IBM team assembles computers for underprivileged children

One-year-old Mathewson Mohler’s tiny hands moved up and down, smacking his fingers against the keyboard of a computer Saturday at Volunteers for America’s Family Shelter in Reno. Barnyard animal sounds played on the monitor as Mohler’s toddler-sized shoes jumped for joy on a plastic computer chair.

Two IBM KidSmart young explorer computers, designed for kids in preschool and kindergarten, were assembled Saturday by members of the six-person IBM Smarter Cities Challenge team. The team is in Reno for a three-week project to improve economic development in the region. Saturday was one of its community outreach events.

The overall project is part of an $400,000 IBM grant awarded to Reno in August. One hundred cities around the world were chosen.

“Today we are donating a software program with music and basic things to help kids learn different colors, numbers, letters, shapes,” said Linda Wilson Bauer, a member of the IBM Smarter Cities team. “It’s built in a (Little) Tikes desk, virtually indestructible and right down at their level.”

The computers fit perfectly for Mohler, who already likes getting his hands on his mother’s electronic devices. Mohler’s mom, Mekisha, has bounced between jobs the past few years, mainly in the fast-food industry, but also working on a ranch taking care of pigs and chickens, she said.

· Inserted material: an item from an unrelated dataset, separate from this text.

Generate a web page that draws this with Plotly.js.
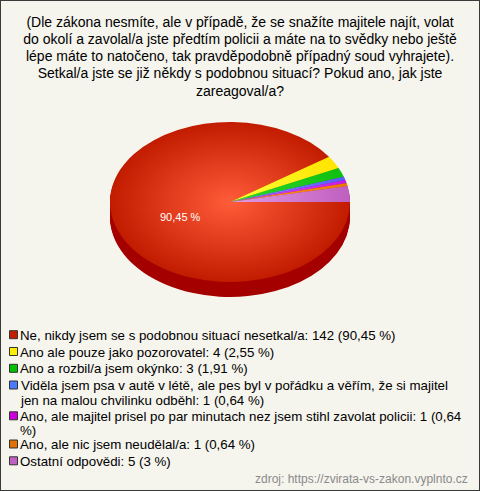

She has reapplied for a job at Jack in the Box, where she once worked and left on good standing, she said.

Her son was born in the Family Shelter during her previous stay before she started working again and was eventually let go from her job. She named him Mathewson, after the Mathewson Trust Foundation, a charitable trust that has donated to the shelter.

“He really enjoys the keyboard and the reaction that it gives him,” she said. “He is learning his letters and words ... this next generation is going to be all about computers, and I am really happy he is learning to use one.”